Syllabus - Mathematical Models for Speech and Language
Hilary Term 2004. Tuesdays, 12-1, Centre for Language and
Philology Common Room.
DT Week 1
Handout1A: Why probabilities? Why one needs
quantitative, probabilistic models of the world. Errors:
Experimental and Other.
Handout1B:
The logic and math of Probabilities. This include definitions
and basic math on probabilities (e.g. what is the probability
that either of two events will happen).
Odds Ratio form of Bayes' Theorem. Recursive use of Bayes'
Theorem. Deciding between a few discrete alternatives.

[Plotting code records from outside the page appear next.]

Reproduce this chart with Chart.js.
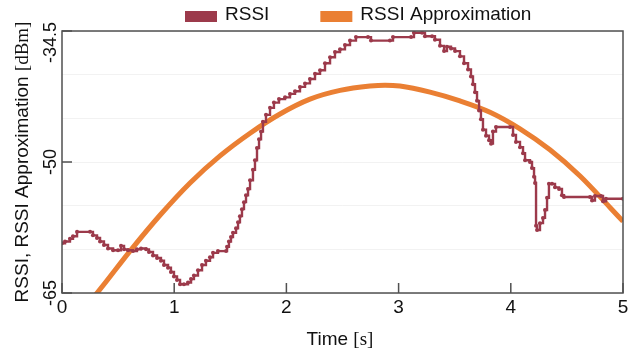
<!DOCTYPE html>
<html>
<head>
<meta charset="utf-8">
<script src="https://cdn.jsdelivr.net/npm/chart.js@4"></script>
<style>
  html, body { margin: 0; padding: 0; background: #fff; }
  #wrap { width: 638px; height: 351px; }
</style>
</head>
<body>
<div id="wrap"><canvas id="rssiChart"></canvas></div>
<script>
// --- data ---
const rssiTime = [0, 0.027, 0.071, 0.098, 0.134, 0.250, 0.276, 0.312, 0.339, 0.374,
  0.410, 0.455, 0.499, 0.526, 0.553, 0.588, 0.633, 0.668, 0.704, 0.749,
  0.775, 0.811, 0.847, 0.882, 0.909, 0.945, 0.971, 0.998, 1.025, 1.052,
  1.087, 1.123, 1.150, 1.176, 1.212, 1.248, 1.283, 1.319, 1.346, 1.390,
  1.462, 1.471, 1.488, 1.506, 1.524, 1.551, 1.569, 1.586, 1.604, 1.622,
  1.640, 1.658, 1.676, 1.702, 1.720, 1.738, 1.756, 1.774, 1.791, 1.818,
  1.854, 1.889, 1.934, 1.988, 2.032, 2.077, 2.121, 2.166, 2.210, 2.255,
  2.300, 2.344, 2.389, 2.433, 2.478, 2.522, 2.567, 2.620, 2.727, 2.754,
  2.923, 2.950, 3.111, 3.137, 3.209, 3.235, 3.298, 3.324, 3.369, 3.405,
  3.431, 3.467, 3.503, 3.547, 3.583, 3.619, 3.645, 3.663, 3.681, 3.699,
  3.717, 3.734, 3.752, 3.779, 3.806, 3.824, 3.841, 3.868, 3.993, 4.020,
  4.046, 4.082, 4.109, 4.127, 4.171, 4.189, 4.207, 4.216, 4.225, 4.234,
  4.260, 4.287, 4.305, 4.323, 4.340, 4.367, 4.394, 4.430, 4.456, 4.474,
  4.706, 4.724, 4.750, 4.804, 4.822, 4.848, 5.0];
const rssiValue = [-59.3, -59.1, -58.8, -58.5, -58.0, -58.0, -58.4, -58.7, -59.1, -59.5,
  -59.9, -60.1, -60.1, -59.6, -60.0, -60.1, -60.2, -60.0, -59.9, -60.0,
  -60.3, -60.7, -61.0, -61.3, -61.8, -62.1, -62.6, -63.1, -63.5, -64.0,
  -64.0, -63.8, -63.4, -63.0, -62.4, -61.8, -61.3, -60.9, -60.4, -60.2,
  -60.2, -59.7, -59.1, -58.6, -58.1, -57.6, -56.9, -56.2, -55.4, -54.6,
  -53.8, -53.1, -52.1, -50.9, -49.8, -48.4, -47.4, -46.5, -45.4, -44.6,
  -43.8, -43.2, -42.8, -42.6, -42.2, -41.9, -41.4, -41.0, -40.5, -39.9,
  -39.5, -38.7, -38.0, -37.4, -37.1, -36.6, -36.1, -35.7, -35.7, -36.1,
  -36.1, -35.7, -35.7, -35.2, -35.2, -35.6, -35.6, -36.0, -36.7, -37.3,
  -36.8, -37.0, -37.3, -37.9, -38.7, -39.4, -40.2, -41.1, -42.0, -43.0,
  -44.1, -45.1, -46.3, -47.0, -47.5, -47.9, -46.5, -46.0, -46.0, -46.9,
  -47.7, -48.3, -49.0, -49.8, -50.0, -50.7, -51.7, -52.4, -57.3, -57.8,
  -57.0, -56.4, -55.5, -54.1, -52.5, -52.5, -52.9, -53.1, -53.8, -54.0,
  -54.0, -54.4, -53.9, -53.9, -54.5, -54.2, -54.2];

const approxTime = [0.25, 0.312, 0.606, 0.873, 1.141, 1.408, 1.676, 1.943, 2.210, 2.478,
  2.745, 2.879, 3.012, 3.280, 3.547, 3.815, 4.082, 4.349, 4.617, 4.884, 5.0];
const approxValue = [-65.9, -65.0, -60.2, -56.1, -52.4, -49.3, -46.7, -44.5, -42.8, -41.8,
  -41.3, -41.2, -41.3, -42.0, -43.0, -44.3, -46.2, -48.6, -51.6, -55.2, -56.8];

const seriesNames = ["RSSI", "RSSI Approximation"];
const xTickValues = [0, 1, 2, 3, 4, 5];
const yTickValues = [-65, -50, -35];
const yTickLabels = ["-65", "-50", "-34.5"];

const RSSI_COLOR = "#9c3a4b";
const APPROX_COLOR = "#ea7f33";
const SANS = "'Liberation Sans', Arial, sans-serif";
const SERIF = "'Liberation Serif', 'Times New Roman', serif";

// draws text pieces with different fonts one after the other, centred on x
function drawMixed(ctx, parts, x, y) {
  let total = 0;
  parts.forEach(function (p) { ctx.font = p.font; total += ctx.measureText(p.text).width; });
  let cx = x - total / 2;
  ctx.textAlign = "left";
  parts.forEach(function (p) {
    ctx.font = p.font;
    ctx.fillText(p.text, cx, y);
    cx += ctx.measureText(p.text).width;
  });
}

// frame, inner tick marks, y labels, axis titles and legend
const decorations = {
  id: "decorations",
  afterDraw(chart) {
    const ctx = chart.ctx;
    const a = chart.chartArea;
    const xs = chart.scales.x;
    const ys = chart.scales.y;
    ctx.save();

    // box around plot
    ctx.strokeStyle = "#505050";
    ctx.lineWidth = 1.5;
    ctx.strokeRect(a.left, a.top, a.right - a.left, a.bottom - a.top);

    // tick marks pointing inward
    ctx.beginPath();
    xTickValues.forEach(function (v) {
      const px = xs.getPixelForValue(v);
      ctx.moveTo(px, a.bottom);
      ctx.lineTo(px, a.bottom - 10);
    });
    yTickValues.forEach(function (v) {
      const py = ys.getPixelForValue(v);
      ctx.moveTo(a.left, py);
      ctx.lineTo(a.left + 10, py);
    });
    ctx.stroke();

    // y tick labels, rotated
    ctx.fillStyle = "#111";
    ctx.font = "18px " + SANS;
    ctx.textBaseline = "alphabetic";
    ctx.textAlign = "center";
    yTickValues.forEach(function (v, i) {
      const w = ctx.measureText(yTickLabels[i]).width;
      let c = ys.getPixelForValue(v);
      if (c - w / 2 < a.top - 9) c = a.top - 9 + w / 2;
      ctx.save();
      ctx.translate(56, c);
      ctx.rotate(-Math.PI / 2);
      ctx.fillText(yTickLabels[i], 0, 0);
      ctx.restore();
    });

    // axis titles
    drawMixed(ctx, [
      { text: "Time ", font: "19px " + SANS },
      { text: "[s]", font: "19px " + SERIF }
    ], 340, 345);
    ctx.save();
    ctx.translate(28, (a.top + a.bottom) / 2);
    ctx.rotate(-Math.PI / 2);
    drawMixed(ctx, [
      { text: "RSSI, RSSI Approximation ", font: "19px " + SANS },
      { text: "[dBm]", font: "19px " + SERIF }
    ], 0, 0);
    ctx.restore();

    // legend
    ctx.font = "19px " + SANS;
    ctx.textBaseline = "middle";
    ctx.textAlign = "left";
    let lx = 185;
    chart.data.datasets.forEach(function (ds) {
      ctx.fillStyle = ds.borderColor;
      ctx.fillRect(lx, 11, 32, 11);
      ctx.fillStyle = "#111";
      ctx.fillText(ds.label, lx + 40, 15);
      lx += 40 + ctx.measureText(ds.label).width + 51;
    });

    ctx.restore();
  }
};

const rssiPoints = rssiTime.map(function (t, i) { return { x: t, y: rssiValue[i] }; });
const approxPoints = approxTime.map(function (t, i) { return { x: t, y: approxValue[i] }; });

new Chart(document.getElementById("rssiChart"), {
  type: "line",
  data: {
    datasets: [
      {
        label: seriesNames[0],
        data: rssiPoints,
        borderColor: RSSI_COLOR,
        backgroundColor: RSSI_COLOR,
        borderWidth: 2.4,
        pointRadius: 2,
        pointBorderWidth: 0,
        pointBackgroundColor: RSSI_COLOR,
        stepped: true,
        clip: 0
      },
      {
        label: seriesNames[1],
        data: approxPoints,
        borderColor: APPROX_COLOR,
        backgroundColor: APPROX_COLOR,
        borderWidth: 5,
        pointRadius: 0,
        cubicInterpolationMode: "monotone",
        clip: 0
      }
    ]
  },
  options: {
    responsive: true,
    maintainAspectRatio: false,
    animation: false,
    layout: { padding: { top: 31, right: 15, left: 0, bottom: 0 } },
    plugins: {
      legend: { display: false },
      tooltip: { enabled: false }
    },
    scales: {
      x: {
        type: "linear",
        min: 0,
        max: 5,
        afterBuildTicks: function (scale) {
          scale.ticks = xTickValues.map(function (v) { return { value: v }; });
        },
        afterFit: function (scale) { scale.height = 58; },
        grid: { display: false, drawTicks: false },
        border: { display: false },
        ticks: {
          padding: 3,
          color: "#111",
          font: { family: SANS, size: 19 }
        }
      },
      y: {
        type: "linear",
        min: -65,
        max: -35,
        afterFit: function (scale) { scale.width = 62; },
        ticks: { display: false, stepSize: 5 },
        grid: { color: "rgba(0,0,0,0.05)", drawTicks: false },
        border: { display: false }
      }
    }
  },
  plugins: [decorations]
});
</script>
</body>
</html>
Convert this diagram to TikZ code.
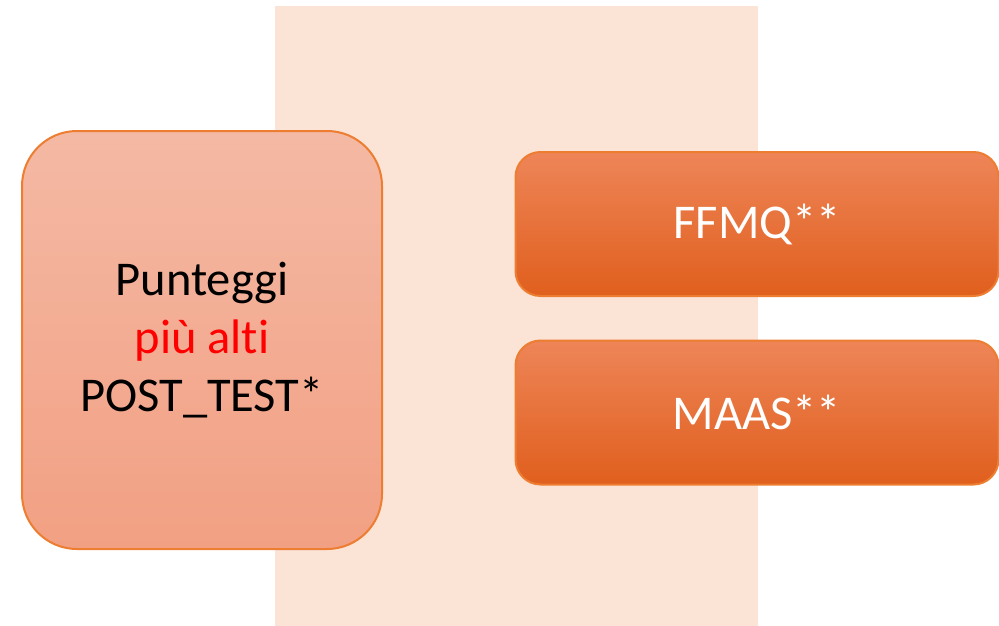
\documentclass[tikz,border=0pt]{standalone}
\usepackage{fontspec}
\setmainfont{Carlito}[Ligatures=NoCommon]
\definecolor{peach}{HTML}{FBE3D6}
\definecolor{edgeor}{HTML}{ED7D31}
\definecolor{ltop}{HTML}{F4B9A4}
\definecolor{lbot}{HTML}{F2A083}
\definecolor{rtop}{HTML}{EE8558}
\definecolor{rmid}{HTML}{F26D2B}
\definecolor{rbot}{HTML}{E05F1D}
\definecolor{redtxt}{HTML}{FF0000}
\tikzset{
  bigbox/.style={draw=edgeor, line width=2pt, rounded corners=55pt, top color=ltop, bottom color=lbot,
    minimum width=360pt, minimum height=418pt, outer sep=0pt, inner sep=0pt, align=center,
    font=\fontsize{48.5}{58}\selectfont, text=black},
  rbox/.style={draw=edgeor, line width=2pt, rounded corners=25pt, top color=rtop, middle color=rmid, bottom color=rbot,
    minimum width=483pt, minimum height=144pt, outer sep=0pt, inner sep=0pt,
    font=\fontsize{48.5}{58}\selectfont, text=white}
}
\begin{document}
\begin{tikzpicture}[x=1pt,y=-1pt]
\useasboundingbox (0,0) rectangle (999,626);
\fill[peach] (275,6) rectangle (758,626);
\node[bigbox] (left) at (202,340) {Punteggi\\\textcolor{redtxt}{più alti}\\POST\_TEST*};
\node[rbox] (ffmq) at (757,224) {FFMQ**};
\node[rbox] (maas) at (757,412.5) {MAAS**};
\end{tikzpicture}
\end{document}
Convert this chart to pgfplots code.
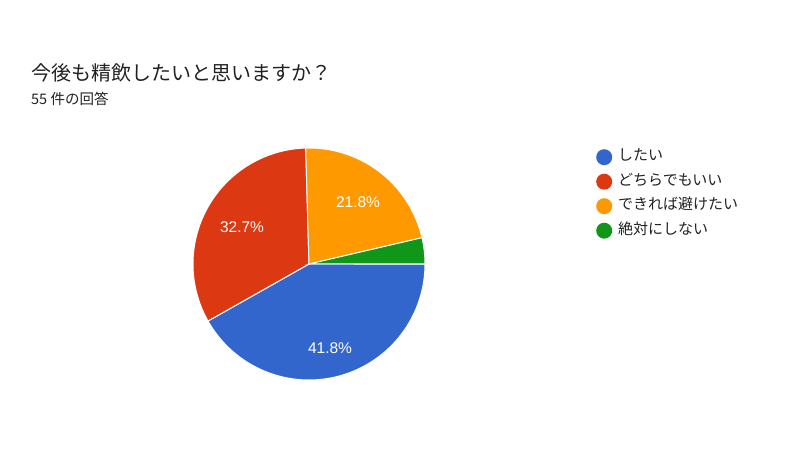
\documentclass[border=0pt]{standalone}
\usepackage{pgfplots}
\pgfplotsset{compat=1.18}
\usepackage{fontspec}
\setmainfont{Noto Sans CJK JP}
\newfontfamily\numfont{Liberation Sans}

\definecolor{cblue}{HTML}{3366CC}
\definecolor{cred}{HTML}{DC3912}
\definecolor{corange}{HTML}{FF9900}
\definecolor{cgreen}{HTML}{109618}
\definecolor{txt}{HTML}{212121}

\begin{document}
\begin{tikzpicture}
% answers out of 55
\pgfmathsetmacro\nA{23}
\pgfmathsetmacro\nB{18}
\pgfmathsetmacro\nC{12}
\pgfmathsetmacro\nD{2}
\pgfmathsetmacro\aA{-\nA/55*360}
\pgfmathsetmacro\aB{\aA-\nB/55*360}
\pgfmathsetmacro\aC{\aB-\nC/55*360}
\pgfmathsetmacro\aD{\aC-\nD/55*360}
\begin{axis}[
  width=800pt, height=449pt, scale only axis,
  xmin=0, xmax=800, ymin=0, ymax=449,
  hide axis, clip=false,
  legend style={at={(axis cs:593,302)}, anchor=north west, draw=none, fill=none,
    font=\fontsize{15}{15}\selectfont\color{txt},
    nodes={text height=11pt, text depth=4pt, inner sep=0pt},
    row sep=8.5pt, column sep=6pt},
  legend cell align=left,
  legend image code/.code={\fill[#1,draw=none] (4pt,0) circle (8pt);},
]
\path (rel axis cs:0,0) rectangle (rel axis cs:1,1);
\addplot[fill=cblue, draw=white, line width=1pt, domain=\aA:0, samples=90]
  ({309+116*cos(x)},{185+116*sin(x)}) -- (axis cs:309,185) -- cycle;
\addplot[fill=cred, draw=white, line width=1pt, domain=\aB:\aA, samples=90]
  ({309+116*cos(x)},{185+116*sin(x)}) -- (axis cs:309,185) -- cycle;
\addplot[fill=corange, draw=white, line width=1pt, domain=\aC:\aB, samples=60]
  ({309+116*cos(x)},{185+116*sin(x)}) -- (axis cs:309,185) -- cycle;
\addplot[fill=cgreen, draw=white, line width=1pt, domain=\aD:\aC, samples=20]
  ({309+116*cos(x)},{185+116*sin(x)}) -- (axis cs:309,185) -- cycle;
\legend{したい, どちらでもいい, できれば避けたい, 絶対にしない}

\node[anchor=west, text=txt, font=\fontsize{20}{20}\selectfont, inner sep=0pt] at (axis cs:31,376) {今後も精飲したいと思いますか？};
\node[anchor=west, text=txt, font=\fontsize{14.5}{14.5}\selectfont, inner sep=0pt] at (axis cs:31,350) {55 件の回答};

\node[text=white, font=\numfont\fontsize{15.5}{15.5}\selectfont] at (axis cs:330,101) {41.8\%};
\node[text=white, font=\numfont\fontsize{15.5}{15.5}\selectfont] at (axis cs:242,222) {32.7\%};
\node[text=white, font=\numfont\fontsize{15.5}{15.5}\selectfont] at (axis cs:358,247) {21.8\%};
\end{axis}
\end{tikzpicture}
\end{document}
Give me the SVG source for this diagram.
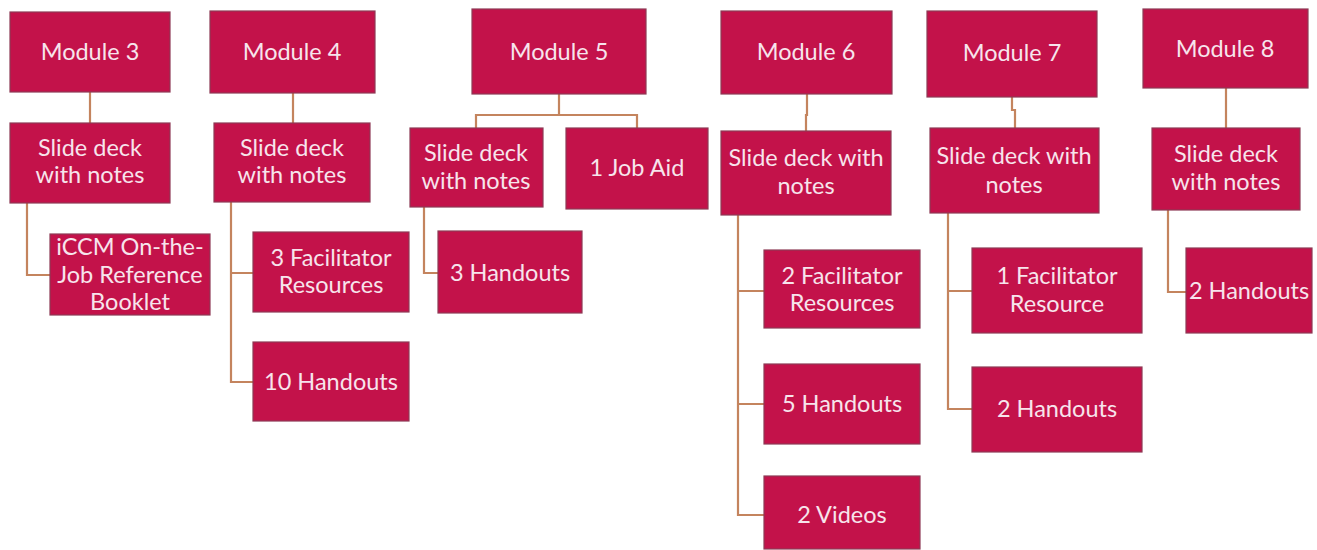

Connection to statistical significance. Preliminary discussion
of Bayes classifiers. Applications: Language and Spam
Identification. Discussion of using statistics to assign
authorship. Handout3A
Decision Rules: maximum likelyhood, maximum a-posteriori
probability (MAP), minimum risk, expected value. How averages
work, including linear regression. Probabilities are
abstractions. Using Bayes' Theorem to estimate probabilities
from frequencies. Then, you can use those probabilities in
Bayes' Theorem to estimate P(Spam) or authorship or style.
Good-Turing
Estimation: how to estimate the probability that the Sun will
not rise tomorrow, or other rare events. How do you compute the
probability that the word ``immunological'' will appear in the
next sentence, given a small corpus of text?